Oversupply Causing Price Drops

One of the most prominent examples of the kinds of price declines that have been seen throughout the New York hotel market is the Viceroy Hotel, a middle-of-the-road hotel at 157 West 57th Street. That hotel last sold for $143 million in 2013, a number that represented $620,000 per room. This year, the hotel sold for just $41 million or $170,000 per room, representing a huge decline in value of more than 70 percent. And this has occurred over the course of five years in a real estate market that has traditionally seen double-digit year-over-year appreciation.

Things Are Changing

But there are two main factors that point in the direction of a market bottom for New York’s hotel industry. The first is the fact that there has been a dramatic slowdown in new room construction. In 2007, there were about 73,000 hotel rooms in the city, a figure that represented a significantly under-built market. But by 2013, that number had exploded to more than 115,000, nearly doubling the city’s hospitality capacity.

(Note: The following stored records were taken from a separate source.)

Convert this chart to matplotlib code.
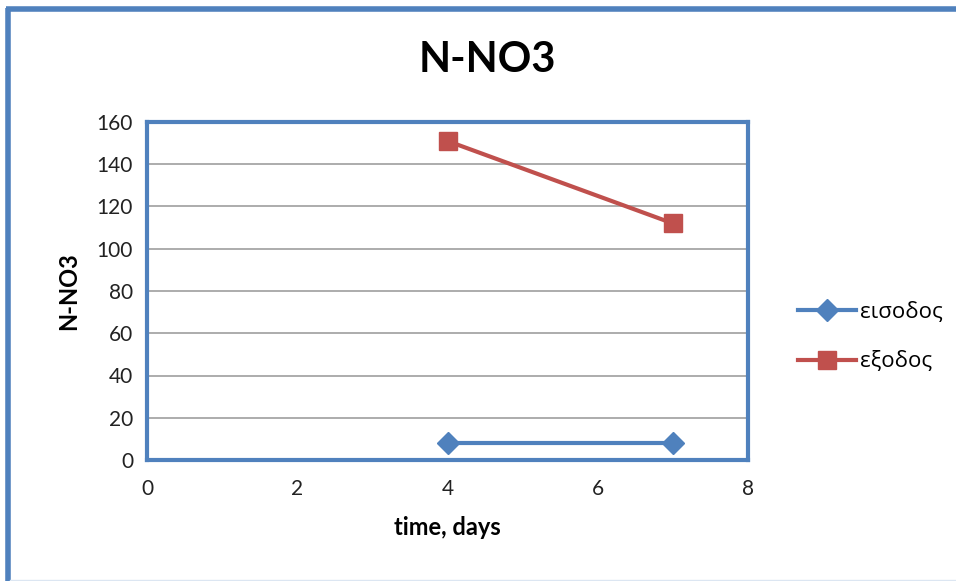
import matplotlib.pyplot as plt
from matplotlib.lines import Line2D

plt.rcParams['font.family'] = ['Lato', 'DejaVu Sans']

days = [4, 7]
eisodos = [8, 8]
exodos = [151, 112]
series_names = ['εισοδος', 'εξοδος']

blue = '#4F81BD'
red = '#C0504D'

fig = plt.figure(figsize=(9.56, 5.81), dpi=100)
ax = fig.add_axes([147 / 956, 1 - 460 / 581, 601 / 956, 338 / 581])

# chart frame: only the left and top edges show
fig.add_artist(Line2D([8 / 956, 8 / 956], [0.0, 1 - 8 / 581], transform=fig.transFigure,
                      color=blue, lw=4, solid_capstyle='butt'))
fig.add_artist(Line2D([6 / 956, 1.0], [1 - 8.5 / 581, 1 - 8.5 / 581], transform=fig.transFigure,
                      color=blue, lw=4, solid_capstyle='butt'))
fig.add_artist(Line2D([10 / 956, 1.0], [0.6 / 581, 0.6 / 581], transform=fig.transFigure,
                      color='#DCE6F2', lw=1))

ax.plot(days, eisodos, color=blue, lw=3, marker='D', ms=11, label=series_names[0])
ax.plot(days, exodos, color=red, lw=3, marker='s', ms=13, label=series_names[1])

ax.set_xlim(0, 8)
ax.set_ylim(0, 160)
ax.set_xticks(range(0, 9, 2))
ax.set_yticks(range(0, 161, 20))
ax.yaxis.grid(True, color='#A6A6A6', lw=1.3)
ax.set_axisbelow(True)
ax.tick_params(length=0, labelsize=15, colors='#222222', pad=10)
ax.tick_params(axis='x', pad=14)
for s in ax.spines.values():
    s.set_color(blue)
    s.set_linewidth(3)

ax.set_xlabel('time, days', fontsize=17, fontweight='bold', labelpad=12)
ax.set_ylabel('N-NO3', fontsize=17, fontweight='bold', labelpad=12)
fig.text(487 / 956, 1 - 60 / 581, 'N-NO3', ha='center', va='center',
         fontsize=30, fontweight='bold')

ax.legend(loc='center left', bbox_to_anchor=(1.068, 0.364), frameon=False, borderaxespad=0,
          prop={'family': ['Open Sans', 'DejaVu Sans'], 'size': 16},
          handlelength=2.6, labelspacing=1.3, handletextpad=0.2)

fig.savefig('out.png', dpi=100)
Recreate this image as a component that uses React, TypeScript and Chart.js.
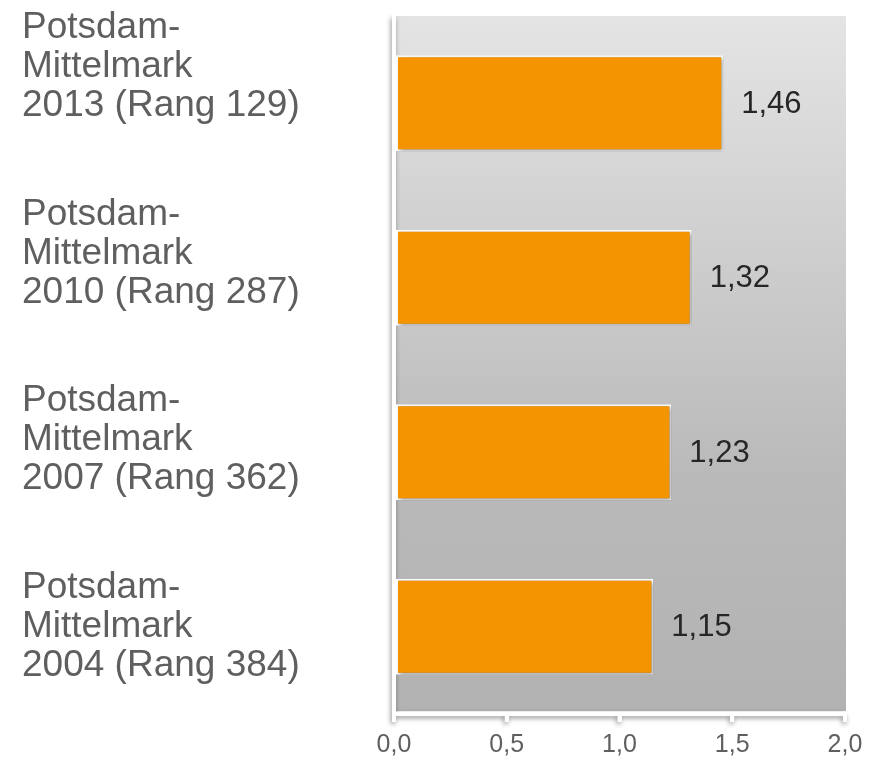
import React, { useEffect, useRef } from "react";
import { Chart, registerables } from "chart.js";

Chart.register(...registerables);

const categories: string[][] = [
  ["Potsdam-", "Mittelmark", "2013 (Rang 129)"],
  ["Potsdam-", "Mittelmark", "2010 (Rang 287)"],
  ["Potsdam-", "Mittelmark", "2007 (Rang 362)"],
  ["Potsdam-", "Mittelmark", "2004 (Rang 384)"],
];
const values: number[] = [1.46, 1.32, 1.23, 1.15];
const xTickValues: number[] = [0, 0.5, 1.0, 1.5, 2.0];

const FONT = "'Liberation Sans', Arial, sans-serif";
const fmt = (v: number, d: number) => v.toFixed(d).replace(".", ",");

const decorPlugin = {
  id: "decor",
  beforeDraw(chart: any) {
    const { ctx, chartArea } = chart;
    const g = ctx.createLinearGradient(0, chartArea.top, 0, chartArea.bottom);
    g.addColorStop(0, "#e4e4e4");
    g.addColorStop(0.65, "#bababa");
    g.addColorStop(1, "#b2b2b2");
    ctx.save();
    ctx.fillStyle = g;
    ctx.fillRect(chartArea.left + 2, chartArea.top, chartArea.right - chartArea.left - 1, chartArea.bottom - chartArea.top - 3);
    // soft shadow under the white axis lines
    ctx.shadowColor = "rgba(0,0,0,0.45)";
    ctx.shadowBlur = 5;
    ctx.shadowOffsetX = -1;
    ctx.shadowOffsetY = 2;
    ctx.strokeStyle = "#ffffff";
    ctx.lineWidth = 4;
    ctx.beginPath();
    ctx.moveTo(chartArea.left, chartArea.top);
    ctx.lineTo(chartArea.left, chartArea.bottom + 8);
    ctx.moveTo(chartArea.left, chartArea.bottom);
    ctx.lineTo(chartArea.right, chartArea.bottom);
    const xs = chart.scales.x;
    xTickValues.forEach((v) => {
      const px = xs.getPixelForValue(v);
      ctx.moveTo(px, chartArea.bottom);
      ctx.lineTo(px, chartArea.bottom + 8);
    });
    ctx.stroke();
    ctx.restore();
  },
  beforeDatasetsDraw(chart: any) {
    const { ctx } = chart;
    ctx.save();
    ctx.shadowColor = "rgba(0,0,0,0.35)";
    ctx.shadowBlur = 4;
    ctx.shadowOffsetX = 2;
    ctx.shadowOffsetY = 2;
  },
  afterDatasetsDraw(chart: any) {
    const { ctx } = chart;
    ctx.restore();
    const meta = chart.getDatasetMeta(0);
    ctx.save();
    ctx.font = `31px ${FONT}`;
    ctx.fillStyle = "#262626";
    ctx.textAlign = "left";
    ctx.textBaseline = "middle";
    meta.data.forEach((bar: any, i: number) => {
      const v = chart.data.datasets[0].data[i] as number;
      ctx.fillText(fmt(v, 2), bar.x + 18, bar.y + 1);
    });
    ctx.restore();
  },
};

export default function App() {
  const ref = useRef<HTMLCanvasElement>(null);
  useEffect(() => {
    if (!ref.current) return;
    const chart = new Chart(ref.current, {
      type: "bar",
      data: {
        labels: categories.map((c) => c.join(" ")),
        datasets: [
          {
            data: values,
            backgroundColor: "#F39400",
            borderColor: "#ffffff",
            borderWidth: 2,
            borderSkipped: false,
            barPercentage: 0.55,
            categoryPercentage: 1,
          },
        ],
      },
      options: {
        indexAxis: "y",
        responsive: false,
        animation: false,
        devicePixelRatio: 1,
        layout: { padding: { left: 22, right: 32, top: 16, bottom: 0 } },
        plugins: { legend: { display: false }, tooltip: { enabled: false } },
        scales: {
          y: {
            type: "category",
            display: false,
          },
          yl: {
            type: "linear",
            position: "left",
            reverse: true,
            offset: false,
            beginAtZero: false,
            min: -0.272,
            max: 3.467,
            afterBuildTicks: (scale: any) => {
              scale.ticks = categories.map((_, i) => ({ value: i }));
            },
            afterFit: (scale: any) => {
              scale.width = 372;
              scale.paddingTop = 0;
              scale.paddingBottom = 0;
            },
            grid: { display: false, offset: false },
            border: { display: true, color: "#ffffff", width: 4 },
            ticks: {
              crossAlign: "far",
              padding: 0,
              autoSkip: false,
              color: "#5f5f5f",
              font: { family: FONT, size: 37, lineHeight: 1.054 },
              callback: (v: any) => categories[Math.round(Number(v))] ?? "",
            },
          },
          x: {
            type: "linear",
            position: "bottom",
            min: 0,
            max: 2,
            afterBuildTicks: (scale: any) => {
              scale.ticks = xTickValues.map((v) => ({ value: v }));
            },
            afterFit: (scale: any) => {
              scale.height = 47;
            },
            grid: {
              display: true,
              drawOnChartArea: false,
              drawTicks: true,
              tickLength: 8,
              color: "#ffffff",
              lineWidth: 4,
            },
            border: { display: true, color: "#ffffff", width: 4 },
            ticks: {
              padding: 8,
              color: "#5f5f5f",
              font: { family: FONT, size: 25 },
              maxRotation: 0,
              callback: (v: any) => fmt(Number(v), 1),
            },
          },
        },
      } as any,
      plugins: [decorPlugin],
    });
    return () => chart.destroy();
  }, []);
  return (
    <div style={{ position: "fixed", left: 0, top: 0, width: 877, height: 761, background: "#ffffff" }}>
      <canvas ref={ref} width={877} height={761} style={{ width: 877, height: 761, display: "block" }} />
    </div>
  );
}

Unsurprisingly, this led to a decline of nearly 50 percent in the average price of a hotel room throughout the city even as tourism and business travel soared throughout the region. But as demand has continued to increase year over year, it is likely that the market will once again need to begin adjusting the prices of hotel rooms upward.

Another main factor in the decline of both the average cost of rooms and the prices that commercial hotel properties command on the market has been the advent of Airbnb. The company counted New York City as its most thriving market as recently as a couple years ago. However, the city, where it is illegal to rent out any room for a term of fewer than 30 days without the proper hotel licensing, has begun cracking down on the appearance of bootleg hotels. It is anticipated that the hotel rooms that had been left vacant by Airbnb will once again be in demand soon.